Yama também tentou distrair e dissuadir Nachiketa para testá-lo. Porque este autoconhecimento supremo, ātmavidyā, deve ser transmitido apenas aos que tem mérito.  As seguintes palavras de determinação ditas por Nachiketa esclarecem esta dúvida de Yama:

 

•Essas alegrias do mundo são efêmeras, não duram muito.

• Além disso, esses prazeres desperdiçam virtude, força, inteligência, energia, preeminência, fama, etc.

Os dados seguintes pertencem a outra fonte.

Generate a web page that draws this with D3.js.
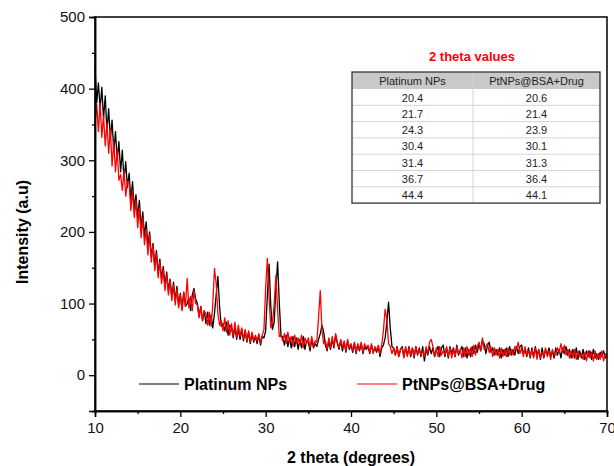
<!DOCTYPE html>
<html>
<head>
<meta charset="utf-8">
<script src="https://cdn.jsdelivr.net/npm/d3@7"></script>
<style>
  body { margin: 0; background: #fff; }
  svg { display: block; font-family: "Liberation Sans", Arial, sans-serif; }
</style>
</head>
<body>
<div class="canva"></div>
<script>
// 2 theta grid: 10 to 70 deg, one reading every 0.2 deg
const thetaStart = 10, thetaStep = 0.2;

// Platinum NPs (black)
const platinum = [
  430, 380, 408, 372, 402,  358, 390, 340, 372, 330,  356, 312, 340, 300, 326,
  284, 314, 272, 298, 262,  282, 244, 270, 232, 252,  220, 244, 206, 228, 194,
  214, 180, 200, 164, 184,  152, 174, 142, 162, 134,  152, 124, 144, 118, 134,
  108, 130, 104, 124, 98,   114, 92, 116, 96, 100,    108, 90, 112, 121, 106,
  100, 82, 96, 76, 90,      72, 88, 70, 84, 66,       86, 112, 138, 96, 68,
  72, 62, 74, 56, 70,       66, 52, 68, 50, 64,       50, 64, 48, 62, 46,
  60, 44, 58, 46, 54,       44, 56, 42, 54, 52,       62, 112, 155, 96, 64,
  74, 122, 158, 100, 54,    54, 42, 56, 40, 52,       38, 54, 40, 52, 36,
  50, 38, 54, 36, 48,       46, 34, 50, 38, 44,       40, 50, 58, 70, 60,
  42, 34, 48, 36, 50,       38, 56, 44, 36, 48,       34, 46, 32, 48, 36,
  42, 32, 44, 30, 42,       34, 44, 30, 40, 36,       40, 30, 42, 32, 38,
  32, 40, 26, 38, 42,       52, 74, 102, 66, 40,      38, 28, 40, 26, 36,
  40, 26, 38, 28, 40,       26, 38, 24, 40, 28,       38, 26, 40, 20, 36,
  28, 40, 30, 38, 26,       34, 40, 26, 38, 42,       26, 38, 24, 40, 30,
  38, 26, 42, 28, 34,       40, 26, 38, 24, 36,       26, 40, 30, 42, 32,
  44, 34, 48, 44, 30,       42, 46, 32, 38, 28,       36, 28, 38, 24, 36,
  28, 38, 26, 40, 28,       36, 28, 40, 30, 40,       42, 30, 36, 26, 38,
  24, 38, 26, 40, 28,       36, 22, 38, 24, 36,       28, 38, 26, 34, 24,
  38, 28, 36, 24, 38,       30, 40, 28, 36, 24,       36, 24, 38, 22, 34,
  24, 36, 22, 34, 26,       34, 22, 36, 24, 30,       22, 32, 26, 34, 24,
  30
];

// PtNPs@BSA+Drug (red)
const drug = [
  352, 378, 340, 380, 332,  362, 320, 352, 310, 344,  292, 326, 284, 314, 272,
  280, 258, 286, 250, 270,  270, 230, 258, 220, 244,  206, 234, 192, 220, 182,
  204, 168, 196, 158, 182,  146, 170, 136, 158, 128,  148, 118, 142, 112, 132,
  104, 126, 98, 120, 94,    112, 90, 116, 96, 135,    94, 110, 90, 118, 100,
  98, 80, 96, 76, 90,       86, 70, 88, 68, 98,       149, 128, 86, 70, 76,
  62, 80, 60, 76, 56,       72, 54, 74, 52, 70,       54, 66, 50, 64, 48,
  62, 46, 60, 48, 56,       48, 58, 44, 56, 64,       122, 163, 108, 66, 72,
  100, 139, 92, 54, 56,     48, 58, 44, 60, 46,       54, 40, 56, 44, 52,
  42, 56, 38, 52, 44,       52, 38, 54, 40, 48,       46, 82, 118, 62, 44,
  48, 36, 52, 38, 54,       40, 58, 46, 38, 50,       38, 48, 34, 50, 38,
  44, 34, 46, 32, 44,       36, 46, 32, 44, 38,       42, 32, 44, 30, 40,
  34, 42, 30, 42, 62,       92, 78, 44, 40, 30,       38, 28, 40, 26, 36,
  38, 24, 40, 26, 38,       28, 38, 26, 40, 30,       36, 28, 34, 26, 40,
  30, 46, 50, 40, 26,       38, 26, 40, 28, 34,       28, 40, 26, 38, 24,
  36, 26, 40, 30, 36,       24, 38, 26, 40, 28,       38, 26, 42, 28, 40,
  46, 34, 52, 36, 40,       44, 32, 40, 26, 38,       28, 36, 24, 38, 26,
  36, 26, 38, 28, 36,       28, 40, 36, 46, 30,       38, 26, 40, 28, 34,
  26, 36, 24, 38, 22,       36, 24, 32, 26, 38,       26, 34, 22, 36, 28,
  28, 38, 32, 44, 32,       42, 28, 36, 24, 34,       24, 36, 22, 34, 26,
  30, 22, 32, 20, 34,       24, 32, 20, 34, 22,       30, 22, 34, 20, 30,
  24
];

const seriesNames = ["Platinum NPs", "PtNPs@BSA+Drug"];
const seriesColors = ["#000000", "#ff0000"];

// inset table
const tableTitle = "2 theta values";
const peaksPlatinum = ["20.4", "21.7", "24.3", "30.4", "31.4", "36.7", "44.4"];
const peaksDrug = ["20.6", "21.4", "23.9", "30.1", "31.3", "36.4", "44.1"];

const xTicks = [10, 20, 30, 40, 50, 60, 70];
const yTicks = [0, 100, 200, 300, 400, 500];

const svg = d3.select(".canva").append("svg")
  .attr("width", 614)
  .attr("height", 466);

const x = d3.scaleLinear().domain([10, 70]).range([95, 607]);
const y = d3.scaleLinear().domain([-50, 500]).range([411, 17]);

const toPoints = arr => arr.map((v, i) => [thetaStart + i * thetaStep, v]);

const line = d3.line()
  .x(d => x(d[0]))
  .y(d => y(d[1]));

// plot lines
const plot = svg.append("g");
[platinum, drug].forEach((arr, k) => {
  plot.append("path")
    .datum(toPoints(arr))
    .attr("fill", "none")
    .attr("stroke", seriesColors[k])
    .attr("stroke-width", 1.3)
    .attr("stroke-linejoin", "round")
    .attr("d", line);
});

// frame
svg.append("rect")
  .attr("x", x(10)).attr("y", y(500))
  .attr("width", x(70) - x(10)).attr("height", y(-50) - y(500))
  .attr("fill", "none").attr("stroke", "#000").attr("stroke-width", 1.5);

// bottom axis
const xAxis = svg.append("g")
  .attr("transform", `translate(0,${y(-50)})`)
  .call(d3.axisBottom(x).tickValues(xTicks).tickSize(6).tickPadding(5).tickFormat(d3.format("d")));
const xMinor = svg.append("g")
  .attr("transform", `translate(0,${y(-50)})`)
  .call(d3.axisBottom(x).tickValues([15, 25, 35, 45, 55, 65]).tickSize(3).tickFormat(""));

// left axis
const yAxis = svg.append("g")
  .attr("transform", `translate(${x(10)},0)`)
  .call(d3.axisLeft(y).tickValues(yTicks).tickSize(6).tickPadding(4).tickFormat(d3.format("d")));
const yMinor = svg.append("g")
  .attr("transform", `translate(${x(10)},0)`)
  .call(d3.axisLeft(y).tickValues([-50, 50, 150, 250, 350, 450]).tickSize(3).tickFormat(""));

[xAxis, xMinor, yAxis, yMinor].forEach(g => {
  g.select(".domain").attr("stroke-width", 1.5);
  g.selectAll(".tick line").attr("stroke-width", 1.3);
  g.selectAll("text")
    .attr("font-family", "Liberation Sans, Arial, sans-serif")
    .attr("font-size", 15)
    .attr("fill", "#111");
});

// axis titles
svg.append("text")
  .attr("x", (x(10) + x(70)) / 2).attr("y", 463)
  .attr("text-anchor", "middle")
  .attr("font-size", 16).attr("font-weight", "bold")
  .text("2 theta (degrees)");

svg.append("text")
  .attr("transform", "translate(28,232) rotate(-90)")
  .attr("text-anchor", "middle")
  .attr("font-size", 16).attr("font-weight", "bold")
  .text("Intensity (a.u)");

// legend
const legend = svg.append("g");
const legendX = [139, 357];
seriesNames.forEach((name, k) => {
  legend.append("line")
    .attr("x1", legendX[k]).attr("x2", legendX[k] + 40)
    .attr("y1", 384).attr("y2", 384)
    .attr("stroke", seriesColors[k]).attr("stroke-width", 1.2);
  legend.append("text")
    .attr("x", legendX[k] + 45).attr("y", 390)
    .attr("font-size", 16).attr("font-weight", "bold")
    .text(name);
});

// inset table
const tbl = svg.append("g");
const tX = 352, tW = 248, tTop = 72, headH = 17, rowH = 16.3, colMid = 473;

tbl.append("text")
  .attr("x", 472).attr("y", 61)
  .attr("text-anchor", "middle")
  .attr("font-size", 13).attr("font-weight", "bold")
  .attr("fill", "#ff0000")
  .text(tableTitle);

tbl.append("rect")
  .attr("x", tX).attr("y", tTop)
  .attr("width", tW).attr("height", headH)
  .attr("fill", "#c9c9c9");

peaksPlatinum.forEach((v, i) => {
  const yy = tTop + headH + (i + 1) * rowH;
  if (i < peaksPlatinum.length - 1) {
    tbl.append("line")
      .attr("x1", tX).attr("x2", tX + tW)
      .attr("y1", yy).attr("y2", yy)
      .attr("stroke", "#d4d4d4").attr("stroke-width", 1);
  }
});

tbl.append("line")
  .attr("x1", colMid).attr("x2", colMid)
  .attr("y1", tTop).attr("y2", tTop + headH + rowH * 7)
  .attr("stroke", "#d4d4d4").attr("stroke-width", 1);

tbl.append("rect")
  .attr("x", tX).attr("y", tTop)
  .attr("width", tW).attr("height", headH + rowH * 7)
  .attr("fill", "none").attr("stroke", "#333").attr("stroke-width", 1.3);

const colCenters = [(tX + colMid) / 2, (colMid + tX + tW) / 2];
seriesNames.forEach((name, k) => {
  tbl.append("text")
    .attr("x", colCenters[k]).attr("y", tTop + 13)
    .attr("text-anchor", "middle")
    .attr("font-size", 11).attr("fill", "#222")
    .text(name);
});

[peaksPlatinum, peaksDrug].forEach((col, k) => {
  col.forEach((v, i) => {
    tbl.append("text")
      .attr("x", colCenters[k])
      .attr("y", tTop + headH + i * rowH + 12.5)
      .attr("text-anchor", "middle")
      .attr("font-size", 11).attr("fill", "#222")
      .text(v);
  });
});
</script>
</body>
</html>
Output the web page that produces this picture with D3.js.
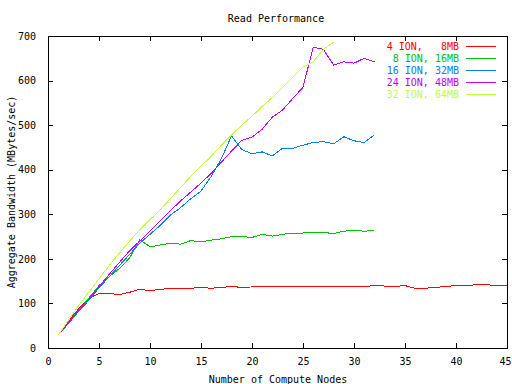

• Os seres humanos não se contentam apenas com a riqueza. O dinheiro não pode comprar tudo.

•  Tendo alcançado a proximidade dos santos imortais e conhecendo os objetivos mais elevados e a inutilidade das coisas efêmeras, nenhum aspirante inteligente terá prazer nos prazeres terrestres.

 

• É tolice, pedir coisas insignificantes tendo encontrado o grande deus da morte.

 

Devemos nos lembrar do dito de Sri Ramakrishna: quando se encontra um Imperador, é tolice. pedir-lhe berinjelas.

 

Shankaracharya menciona a posição de Nachiketa como "inabalável como um grande lago" mahāhridavat akshōbhyamānah. Nachiketa, tendo dito a Yama todos os pontos acima, declara enfaticamente: “Eu não desejo nenhum outro favor--नान्यंतस्मात्नचिकेतावृणीत“.

 

Dessa forma, Yama, o deus da morte falhou em tentar Nachiketa. Yama não ficou desgostoso, ao contrário, ficou alegre e assumiu a posição de um professor espiritual, um Guru; e ensinou-lhe o Auto-conhecimento, ātmavidyā. Por meio desse conhecimento, Nachiketa alcançou a Auto-realização, o objetivo mais elevado da vida humana.